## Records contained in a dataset
_ _ _ _

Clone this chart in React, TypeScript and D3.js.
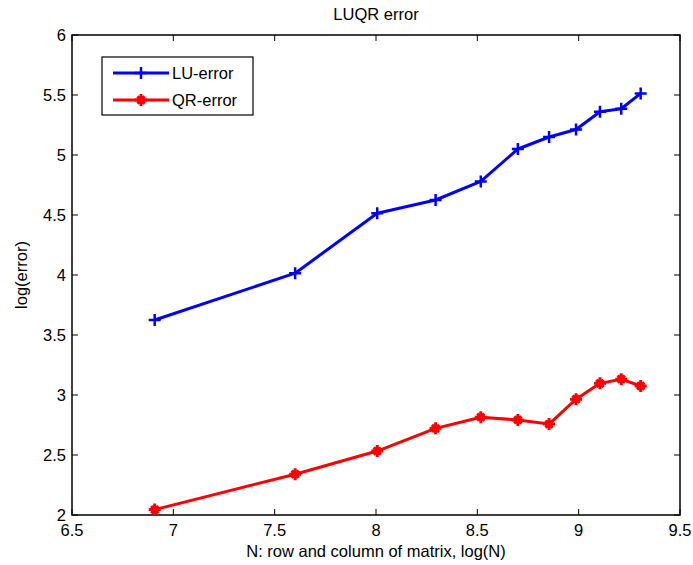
import { useEffect, useRef } from 'react';
import * as d3 from 'd3';

// log(N) for N = 1000 .. 11000
const logN = [6.908, 7.601, 8.006, 8.294, 8.517, 8.700, 8.854, 8.987, 9.105, 9.210, 9.306];
const luError = [3.625, 4.015, 4.515, 4.625, 4.78, 5.05, 5.15, 5.213, 5.36, 5.385, 5.513];
const qrError = [2.045, 2.34, 2.533, 2.722, 2.815, 2.792, 2.758, 2.965, 3.097, 3.132, 3.075];
const xTicks = [6.5, 7, 7.5, 8, 8.5, 9, 9.5];
const yTicks = [2, 2.5, 3, 3.5, 4, 4.5, 5, 5.5, 6];

const App = () => {
  const svgRef = useRef<SVGSVGElement>(null);

  useEffect(() => {
    const W = 693, H = 565;
    const m = { left: 72, right: 13, top: 35, bottom: 50 };
    const svg = d3.select(svgRef.current);
    svg.selectAll('*').remove();
    svg.attr('width', W).attr('height', H);

    const font = 'Liberation Sans, Arial, sans-serif';
    const fs = 16.5;

    const x = d3.scaleLinear().domain([6.5, 9.5]).range([m.left, W - m.right]);
    const y = d3.scaleLinear().domain([2, 6]).range([H - m.bottom, m.top]);

    svg.append('rect').attr('width', W).attr('height', H).attr('fill', '#fff');

    const tick = 6;
    const g = svg.append('g').attr('stroke', '#000').attr('stroke-width', 1);
    // ticks on all four sides, pointing inward
    xTicks.forEach(t => {
      g.append('line').attr('x1', x(t)).attr('x2', x(t)).attr('y1', y(2)).attr('y2', y(2) - tick);
      g.append('line').attr('x1', x(t)).attr('x2', x(t)).attr('y1', y(6)).attr('y2', y(6) + tick);
    });
    yTicks.forEach(t => {
      g.append('line').attr('x1', x(6.5)).attr('x2', x(6.5) + tick).attr('y1', y(t)).attr('y2', y(t));
      g.append('line').attr('x1', x(9.5)).attr('x2', x(9.5) - tick).attr('y1', y(t)).attr('y2', y(t));
    });
    svg.append('rect')
      .attr('x', x(6.5)).attr('y', y(6))
      .attr('width', x(9.5) - x(6.5)).attr('height', y(2) - y(6))
      .attr('fill', 'none').attr('stroke', '#000').attr('stroke-width', 1.5);

    svg.selectAll('.xt').data(xTicks).enter().append('text')
      .attr('x', d => x(d)).attr('y', y(2) + 21)
      .attr('text-anchor', 'middle').attr('font-family', font).attr('font-size', fs)
      .text(d => String(d));
    svg.selectAll('.yt').data(yTicks).enter().append('text')
      .attr('x', x(6.5) - 6).attr('y', d => y(d) + 6)
      .attr('text-anchor', 'end').attr('font-family', font).attr('font-size', fs)
      .text(d => String(d));

    svg.append('text').attr('x', (x(6.5) + x(9.5)) / 2).attr('y', 20)
      .attr('text-anchor', 'middle').attr('font-family', font).attr('font-size', fs)
      .text('LUQR error');
    svg.append('text').attr('x', (x(6.5) + x(9.5)) / 2).attr('y', 557)
      .attr('text-anchor', 'middle').attr('font-family', font).attr('font-size', fs)
      .text('N: row and column of matrix, log(N)');
    svg.append('text')
      .attr('transform', `translate(27, ${(y(2) + y(6)) / 2}) rotate(-90)`)
      .attr('text-anchor', 'middle').attr('font-family', font).attr('font-size', fs)
      .text('log(error)');

    const line = d3.line<number>().x((_, i) => x(logN[i])).y(d => y(d));

    const plus = (sel: any, cx: number, cy: number, color: string, r: number) => {
      sel.append('path')
        .attr('d', `M${cx - r},${cy}H${cx + r}M${cx},${cy - r}V${cy + r}`)
        .attr('stroke', color).attr('stroke-width', 2.5).attr('fill', 'none');
    };
    const star = (sel: any, cx: number, cy: number, color: string, r: number) => {
      const d = r * 0.6;
      sel.append('path')
        .attr('d', `M${cx - r},${cy}H${cx + r}M${cx},${cy - r}V${cy + r}M${cx - d},${cy - d}L${cx + d},${cy + d}M${cx - d},${cy + d}L${cx + d},${cy - d}`)
        .attr('stroke', color).attr('stroke-width', 3).attr('fill', 'none');
    };

    const series = [
      { vals: luError, color: '#0000ff', mk: plus },
      { vals: qrError, color: '#ff0000', mk: star },
    ];
    series.forEach(s => {
      svg.append('path').attr('d', line(s.vals))
        .attr('fill', 'none').attr('stroke', s.color).attr('stroke-width', 3)
        .attr('stroke-linejoin', 'round');
      const mg = svg.append('g');
      s.vals.forEach((v, i) => s.mk(mg, x(logN[i]), y(v), s.color, 6));
    });

    // legend
    const lg = svg.append('g');
    lg.append('rect').attr('x', 102).attr('y', 57).attr('width', 151).attr('height', 58)
      .attr('fill', '#fff').attr('stroke', '#000').attr('stroke-width', 1.2);
    const names = ['LU-error', 'QR-error'];
    series.forEach((s, i) => {
      const ly = 73 + i * 27;
      lg.append('line').attr('x1', 113).attr('x2', 169).attr('y1', ly).attr('y2', ly)
        .attr('stroke', s.color).attr('stroke-width', 3);
      s.mk(lg, 141, ly, s.color, 6);
      lg.append('text').attr('x', 172).attr('y', ly + 6)
        .attr('font-family', font).attr('font-size', fs).text(names[i]);
    });
  }, []);

  return (
    <div style={{ position: 'absolute', left: 0, top: 0 }}>
      <svg ref={svgRef}></svg>
    </div>
  );
};

export default App;
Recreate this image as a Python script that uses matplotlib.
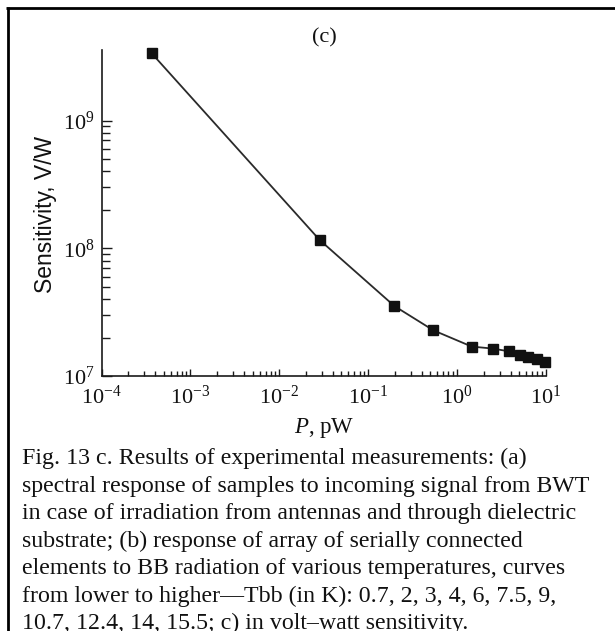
import matplotlib
matplotlib.use("Agg")
import matplotlib.pyplot as plt
from matplotlib.ticker import LogLocator, FixedLocator, NullFormatter
from matplotlib.lines import Line2D

# Data
power_pW = [3.66e-4, 0.0285, 0.197, 0.54, 1.46, 2.51, 3.84, 5.1, 6.3, 7.85, 9.8]
sensitivity = [3.37e9, 1.16e8, 3.53e7, 2.28e7, 1.70e7, 1.64e7, 1.56e7, 1.46e7, 1.40e7, 1.35e7, 1.28e7]

title_text = "(c)"
xlabel_text = "$P$, pW"
ylabel_text = "Sensitivity, V/W"
caption_lines = [
    "Fig. 13 c. Results of experimental measurements: (a)",
    "spectral response of samples to incoming signal from BWT",
    "in case of irradiation from antennas and through dielectric",
    "substrate; (b) response of array of serially connected",
    "elements to BB radiation of various temperatures, curves",
    "from lower to higher\u2014Tbb (in K): 0.7, 2, 3, 4, 6, 7.5, 9,",
    "10.7, 12.4, 14, 15.5; c) in volt\u2013watt sensitivity.",
]

plt.rcParams['font.family'] = ['Liberation Serif', 'DejaVu Serif']
plt.rcParams['mathtext.fontset'] = 'custom'
plt.rcParams['mathtext.rm'] = 'Liberation Serif'
plt.rcParams['mathtext.it'] = 'Liberation Serif:italic'
plt.rcParams['mathtext.bf'] = 'Liberation Serif:bold'

W, H = 615, 631
fig = plt.figure(figsize=(W / 100, H / 100), dpi=100)
fig.patch.set_facecolor('white')

def fx(px):
    return px / W

def fy(py):
    return 1 - py / H

ax_left, ax_right, ax_top, ax_bottom = 101.5, 546.0, 50.0, 376.0
ax = fig.add_axes([fx(ax_left), fy(ax_bottom), (ax_right - ax_left) / W, (ax_bottom - ax_top) / H])

ax.plot(power_pW, sensitivity, color='#2a2a2a', lw=1.3, marker='s', markersize=7.7,
        markerfacecolor='#111111', markeredgecolor='#111111', clip_on=False, zorder=3)

ax.set_xscale('log')
ax.set_yscale('log')
ax.set_xlim(1e-4, 1e1)
ax.set_ylim(1e7, 3.57e9)

for s in ['top', 'right']:
    ax.spines[s].set_visible(False)
for s in ['left', 'bottom']:
    ax.spines[s].set_linewidth(1.2)
    ax.spines[s].set_color('#1a1a1a')

ax.xaxis.set_major_locator(LogLocator(base=10, numticks=10))
ax.xaxis.set_minor_locator(LogLocator(base=10, subs=range(2, 10), numticks=20))
ax.xaxis.set_minor_formatter(NullFormatter())
ax.yaxis.set_major_locator(FixedLocator([1e7, 1e8, 1e9]))
yminor = [m * 10 ** e for e in (7, 8) for m in range(2, 10)]
ax.yaxis.set_minor_locator(FixedLocator(yminor))
ax.yaxis.set_minor_formatter(NullFormatter())

ax.tick_params(axis='both', which='both', direction='in', color='#1a1a1a', width=1.0,
               labelsize=16, labelcolor='#111111')
ax.tick_params(axis='x', which='major', length=5, pad=7)
ax.tick_params(axis='x', which='minor', length=3.6)
ax.tick_params(axis='y', which='major', length=7, pad=5)
ax.tick_params(axis='y', which='minor', length=5.5)

# Title and axis labels
fig.text(fx(324), fy(38), title_text, ha='center', va='center', fontsize=16, color='#111111')
fig.text(fx(46), fy(214), ylabel_text, ha='center', va='center', rotation=90,
         fontsize=16.5, family=['Liberation Sans', 'DejaVu Sans'], color='#111111')
fig.text(fx(324), fy(428), xlabel_text, ha='center', va='center', fontsize=16.5, color='#111111')

# Caption
baselines = [464, 491.7, 519.3, 546.7, 574.3, 601.7, 629]
for line, b in zip(caption_lines, baselines):
    fig.text(fx(22), fy(b), line, ha='left', va='baseline', fontsize=17.2, color='#111111')

# Frame lines (top and left)
fig.add_artist(Line2D([fx(6), 1.0], [fy(7.5), fy(7.5)], transform=fig.transFigure,
                      color='black', lw=2.0, solid_capstyle='butt'))
fig.add_artist(Line2D([fx(7.5), fx(7.5)], [fy(6.5), 0.0], transform=fig.transFigure,
                      color='black', lw=2.0, solid_capstyle='butt'))

fig.savefig('out.png', dpi=100, facecolor='white')
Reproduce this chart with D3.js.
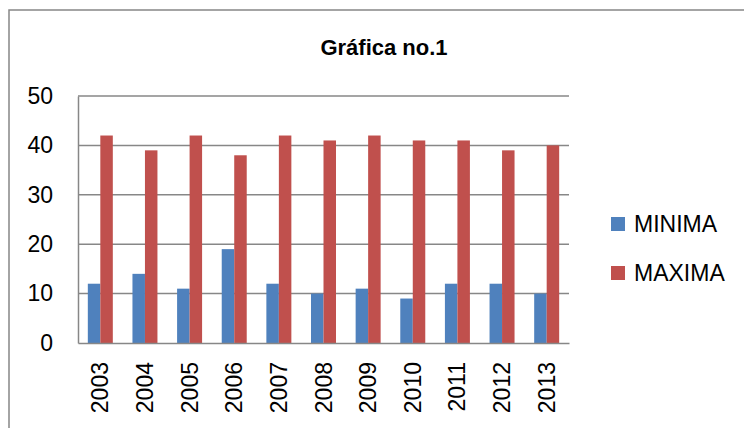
<!DOCTYPE html>
<html>
<head>
<meta charset="utf-8">
<script src="https://cdn.jsdelivr.net/npm/d3@7"></script>
<style>
  body { margin: 0; background: #fff; }
  svg { display: block; }
  text { font-family: "Liberation Sans", Arial, sans-serif; fill: #000; }
</style>
</head>
<body>
<svg id="chart" width="744" height="428"></svg>
<script>
'use strict';
// data
const years = ['2003', '2004', '2005', '2006', '2007', '2008', '2009', '2010', '2011', '2012', '2013'];
const seriesNames = ['MINIMA', 'MAXIMA'];
const minima = [12, 14, 11, 19, 12, 10, 11, 9, 12, 12, 10];
const maxima = [42, 39, 42, 38, 42, 41, 42, 41, 41, 39, 40];
const yTicks = [0, 10, 20, 30, 40, 50];
const colors = ['#4F81BD', '#C0504D'];

const rows = years.map((y, i) => ({ year: y, MINIMA: minima[i], MAXIMA: maxima[i] }));

const svg = d3.select('#chart');
const plot = { left: 78, right: 569, top: 96, bottom: 343 };
const grey = '#878787';

// outer chart frame (runs off the right and bottom edge)
svg.append('rect')
  .attr('x', 9).attr('y', 10)
  .attr('width', 800).attr('height', 500)
  .attr('fill', 'none')
  .attr('stroke', grey)
  .attr('stroke-width', 1.5);

const x = d3.scaleBand()
  .domain(years)
  .range([plot.left, plot.right])
  .padding(0);
const xInner = d3.scaleBand()
  .domain(seriesNames)
  .range([0, x.bandwidth()])
  .paddingInner(0)
  .paddingOuter(0.786);
const y = d3.scaleLinear()
  .domain([0, 50])
  .range([plot.bottom, plot.top]);

// gridlines
svg.append('g')
  .selectAll('line')
  .data(yTicks.filter(t => t > 0))
  .enter().append('line')
    .attr('x1', plot.left).attr('x2', plot.right)
    .attr('y1', d => y(d)).attr('y2', d => y(d))
    .attr('stroke', grey)
    .attr('stroke-width', 1.5);

// y axis
const yAxis = svg.append('g')
  .attr('transform', `translate(${plot.left},0)`)
  .call(d3.axisLeft(y).tickValues(yTicks).tickSize(0).tickPadding(25));
yAxis.select('.domain').attr('stroke', grey).attr('stroke-width', 1.5);
yAxis.selectAll('text')
  .attr('font-size', 23)
  .attr('font-family', '"Liberation Sans", Arial, sans-serif')
  .attr('fill', '#000');

// bars
svg.append('g')
  .selectAll('g')
  .data(seriesNames)
  .enter().append('g')
    .attr('fill', (d, i) => colors[i])
    .selectAll('rect')
    .data(s => rows.map(r => ({ key: s, year: r.year, value: r[s] })))
    .enter().append('rect')
      .attr('x', d => x(d.year) + xInner(d.key))
      .attr('y', d => y(d.value))
      .attr('width', xInner.bandwidth())
      .attr('height', d => y(0) - y(d.value));

// x axis
const xAxis = svg.append('g')
  .attr('transform', `translate(0,${plot.bottom})`)
  .call(d3.axisBottom(x).tickSize(0).tickPadding(0));
xAxis.select('.domain').attr('stroke', grey).attr('stroke-width', 1.5);
xAxis.selectAll('text')
  .attr('font-size', 23)
  .attr('font-family', '"Liberation Sans", Arial, sans-serif')
  .attr('fill', '#000')
  .attr('text-anchor', 'end')
  .attr('dy', '0.35em')
  .attr('transform', 'translate(0,19) rotate(-90)');

// title
svg.append('text')
  .attr('x', 384).attr('y', 55)
  .attr('text-anchor', 'middle')
  .attr('font-size', 22)
  .attr('font-weight', 'bold')
  .text('Gráfica no.1');

// legend
const legend = svg.append('g')
  .selectAll('g')
  .data(seriesNames)
  .enter().append('g')
    .attr('transform', (d, i) => `translate(611,${217 + i * 49})`);
legend.append('rect')
  .attr('width', 14).attr('height', 14)
  .attr('fill', (d, i) => colors[i]);
legend.append('text')
  .attr('x', 23).attr('y', 15)
  .attr('font-size', 23)
  .text(d => d);
</script>
</body>
</html>
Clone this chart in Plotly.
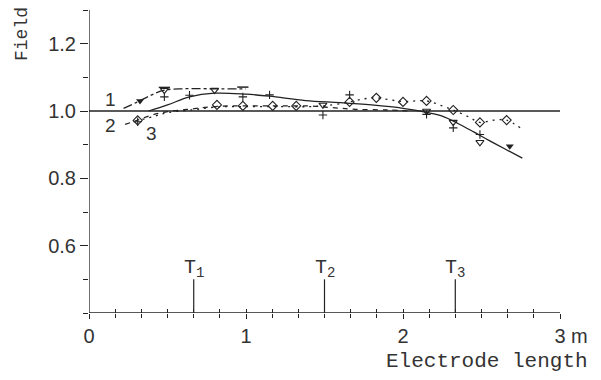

_ _ _ _

## The request
Please return, exactly as written, the lines from the first line of the records above through the line containing "const svgRef = useRef<SVGSVGElement>(null);", both included, leaving out any pictures.

## Written response
Clone this chart in React, TypeScript and D3.js.
import { useEffect, useRef } from 'react';
import * as d3 from 'd3';

// log(N) for N = 1000 .. 11000
const logN = [6.908, 7.601, 8.006, 8.294, 8.517, 8.700, 8.854, 8.987, 9.105, 9.210, 9.306];
const luError = [3.625, 4.015, 4.515, 4.625, 4.78, 5.05, 5.15, 5.213, 5.36, 5.385, 5.513];
const qrError = [2.045, 2.34, 2.533, 2.722, 2.815, 2.792, 2.758, 2.965, 3.097, 3.132, 3.075];
const xTicks = [6.5, 7, 7.5, 8, 8.5, 9, 9.5];
const yTicks = [2, 2.5, 3, 3.5, 4, 4.5, 5, 5.5, 6];

const App = () => {
  const svgRef = useRef<SVGSVGElement>(null);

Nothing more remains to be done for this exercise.